The first thing that caught my eye was the cover, I am a fan of pastels and this was just so pretty. I also loved the principle of going abroad to find yourself and having to balance who you are with who you were once both realities collide. This is a YA coming of age LGBT+ story. It is hard to find yourself especially when your parents disapprove of you/your sexuality. As he travels through Europe and London he makes friends & starts to fall in love. 

I loved the anxiety representation and the writing of this book. It was light, in the sense that it was really was to read and get into; there wasn't a moment where I felt like I had to re-read it to understand it. The relationships in this book aren't all squared off, they are raw and ugly sometimes, the characters are flawed and real. As "The Gravity of us", the author's previous book and debut, we get real-world issues. I loved the way we got the irrational anxiety, something people without anxiety might not relate to as much as I did, because the truth is anxiety is not always rational, sometimes it just is there, big and present taking control of your emotions.

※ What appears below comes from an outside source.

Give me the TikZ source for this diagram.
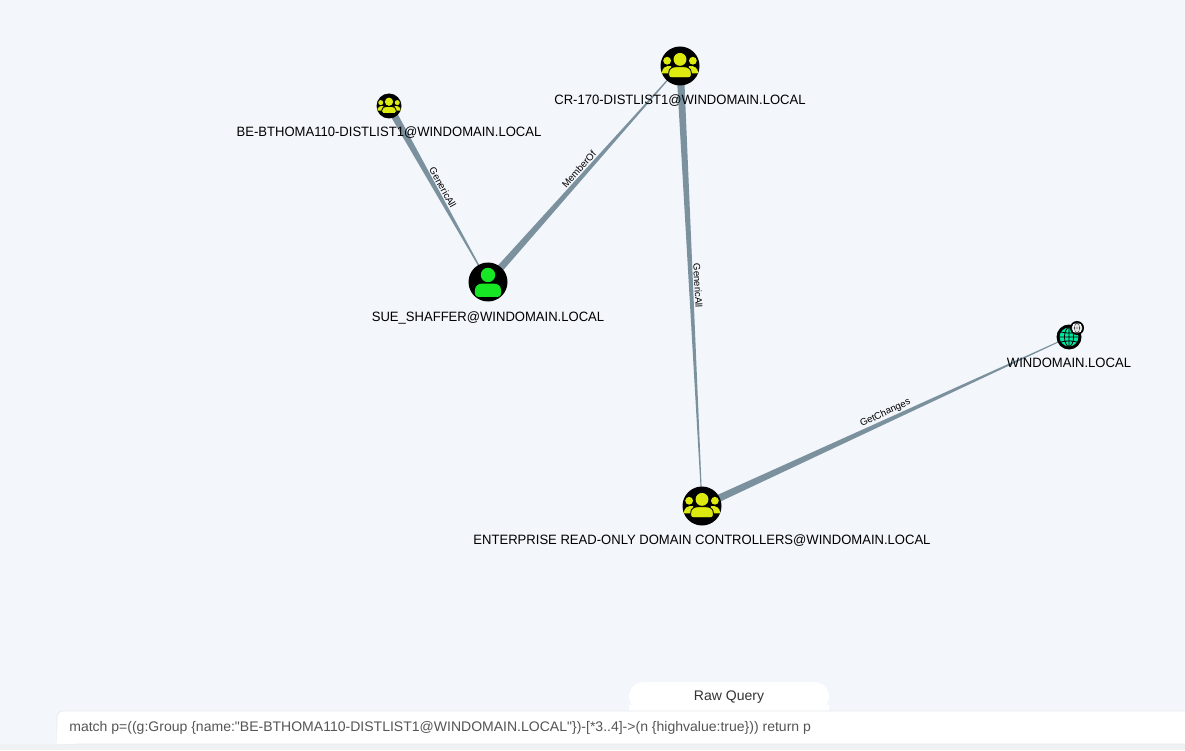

This book, contrary to it's cover, is not all happy go lucky, it confronts you to deeply touching and heartfelt moments that warm and sometimes plunge a knife in your heart. As someone that was outed bye a "friend" to other friends , thankfully everyone was accepting so it wasn't as much of an issue though not okay, it was a hard read for me. But a read that made me feel seen in so many ways. This book tackles many issues in real ways, it is not sugar coated, it is graphic and messy, just like life really is. I had to take breaks between my reading sessions for this book, but at the same time I did not want to put it down and kept thinking about it. It is one of those books that hurt me, but that I couldn't help but love.

This is an important read that queer youth will relate to and think about long after having finished it.

I enjoyed it, there are somethings I would've changed, I would've liked for Marty's parent to change and accept him, but I know it isn't always the case in real life. I also would've liked for the eating disorder to have been expanded on as much as the anxiety/or at least more than it was. Unfortunately, that part felt more like a plot point than as impactful as it could've been. While the scenario is not as realistic as it could be (taking a plane to another continent with no money and no plan), it was a lovely setting that I did really enjoy.